I'm excited about this. Some of the topics are things I've been dying to talk about and some of them scare me to death. It's time that I use this blog the way I intended from the beginning:

To ask the hard questions. My questions. To acknowledge that I have them. To let it be okay. To engage in the conversations. The difficult conversations. To speak the truth. To have the truth spoken to me.

To move CLOSER to God.

Monday, January 03, 2011

It's a new year, so it's time for a new...WORD?

I'm not a New Year's resolution kinda guy.

Never have been.

It's always seemed to me that most people set themselves up for failure when the make resolutions. They choose lofty goals and then when they find out that change is hard all they can see is how far away from the end game they are and don't focus on the little victories right in front of them.

And then they give up.

And they do it again the next year.

I went to a small get-together on New Year's Eve and there was a discussion about making more goal-based resolutions. Instead of saying "I want to lose weight." say "I'm going to run a half-marathon in April." It kinda makes sense. You'll probably lose weight if you're training to run a half-marathon, but the cynic in me says what do you do when you find out you hate to run?

I started thinking that it would be better to just pick a theme, a word maybe, that could define the new year for me. Genius, I thought. I even had the word picked out. Then, my friend Katie posted on New Year's Day her One Word 2011... post.

Wow...she beat me to it.

or

Great minds think alike! Heh.

It turns out that Katie was inspired by this post from Alece and after reading it and a few other things on Alece's blog...yeah, so am I. Inspired. Completely. Once again, God comes up with a way to show me how blessed I am when I'm wallowing around in my junk.

So, that said, what's my word?
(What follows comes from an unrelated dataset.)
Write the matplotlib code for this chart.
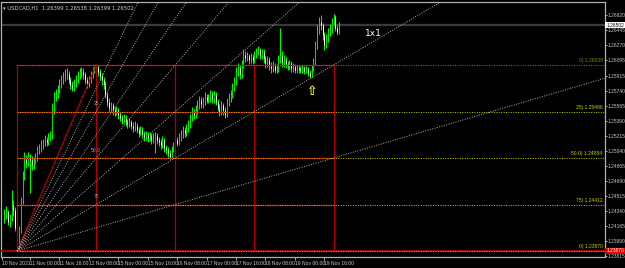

Just like Katie, I'm going with SURRENDER.

It's the word that everything else follows. If I surrender to Jesus, nothing else can get in the way. If I do it His way, there can be no question in the choices I make or the actions I take.

But there are questions...mostly in me. And that tells me that I haven't truly surrendered. I haven't let go. I'm still doing a lot of things my way.

That's the truth about me.

What about you? Will you take the "One Word" challenge for 2011? What's your word?